- [Record excerpts]
********

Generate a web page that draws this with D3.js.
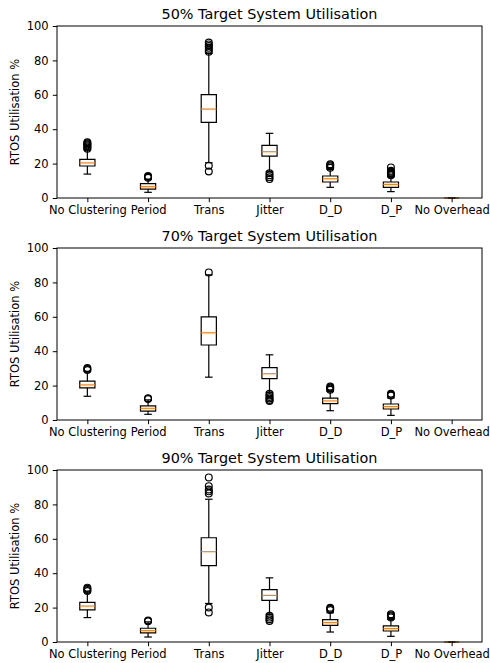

********

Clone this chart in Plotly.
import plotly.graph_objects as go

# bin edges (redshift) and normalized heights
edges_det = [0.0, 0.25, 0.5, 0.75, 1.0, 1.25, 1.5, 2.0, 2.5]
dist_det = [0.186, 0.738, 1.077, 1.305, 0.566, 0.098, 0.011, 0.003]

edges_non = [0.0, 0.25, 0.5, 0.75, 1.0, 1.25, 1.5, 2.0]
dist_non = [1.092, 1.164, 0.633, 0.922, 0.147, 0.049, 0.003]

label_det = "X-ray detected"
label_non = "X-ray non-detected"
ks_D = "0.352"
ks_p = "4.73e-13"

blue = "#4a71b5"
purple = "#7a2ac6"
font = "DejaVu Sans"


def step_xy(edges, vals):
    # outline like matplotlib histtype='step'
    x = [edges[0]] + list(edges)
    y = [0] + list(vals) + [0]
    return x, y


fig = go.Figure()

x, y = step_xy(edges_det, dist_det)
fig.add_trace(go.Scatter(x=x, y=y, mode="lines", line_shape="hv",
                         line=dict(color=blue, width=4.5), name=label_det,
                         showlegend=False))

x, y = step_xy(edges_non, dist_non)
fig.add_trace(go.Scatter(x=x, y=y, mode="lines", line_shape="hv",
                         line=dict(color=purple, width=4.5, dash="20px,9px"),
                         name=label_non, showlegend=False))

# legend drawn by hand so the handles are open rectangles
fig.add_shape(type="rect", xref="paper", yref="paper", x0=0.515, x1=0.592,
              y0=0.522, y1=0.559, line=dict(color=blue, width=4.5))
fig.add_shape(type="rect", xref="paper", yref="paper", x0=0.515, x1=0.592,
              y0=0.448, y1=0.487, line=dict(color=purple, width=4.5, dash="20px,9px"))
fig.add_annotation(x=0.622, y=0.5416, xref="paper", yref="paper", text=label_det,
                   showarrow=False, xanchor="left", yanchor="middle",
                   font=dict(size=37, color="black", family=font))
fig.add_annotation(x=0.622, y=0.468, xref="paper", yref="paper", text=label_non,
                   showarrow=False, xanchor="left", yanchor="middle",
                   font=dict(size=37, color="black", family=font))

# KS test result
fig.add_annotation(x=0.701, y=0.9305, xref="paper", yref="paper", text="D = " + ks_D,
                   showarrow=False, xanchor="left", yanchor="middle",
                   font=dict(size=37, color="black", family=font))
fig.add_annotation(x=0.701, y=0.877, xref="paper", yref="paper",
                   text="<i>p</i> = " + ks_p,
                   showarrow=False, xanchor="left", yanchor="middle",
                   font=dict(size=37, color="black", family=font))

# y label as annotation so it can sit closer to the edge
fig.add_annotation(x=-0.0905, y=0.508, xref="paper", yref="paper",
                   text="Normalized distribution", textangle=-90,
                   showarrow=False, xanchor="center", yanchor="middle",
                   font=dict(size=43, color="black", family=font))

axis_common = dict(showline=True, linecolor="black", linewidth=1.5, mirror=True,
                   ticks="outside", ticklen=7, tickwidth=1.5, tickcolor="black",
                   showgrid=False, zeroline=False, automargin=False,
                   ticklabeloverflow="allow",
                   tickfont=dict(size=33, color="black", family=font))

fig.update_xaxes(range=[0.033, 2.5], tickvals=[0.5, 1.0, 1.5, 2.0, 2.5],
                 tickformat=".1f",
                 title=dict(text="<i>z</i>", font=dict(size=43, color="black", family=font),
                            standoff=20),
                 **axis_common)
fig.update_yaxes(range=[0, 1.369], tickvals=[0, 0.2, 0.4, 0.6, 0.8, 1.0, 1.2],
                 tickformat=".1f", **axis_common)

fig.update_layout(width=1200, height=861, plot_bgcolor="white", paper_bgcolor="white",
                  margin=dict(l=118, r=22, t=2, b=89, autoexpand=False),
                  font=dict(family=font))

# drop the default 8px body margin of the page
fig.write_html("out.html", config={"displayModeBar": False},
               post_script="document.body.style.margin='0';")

********

- [Task directions] Of the lines above, how many include the word "this"? Reply with the number only.

- [Response below] 2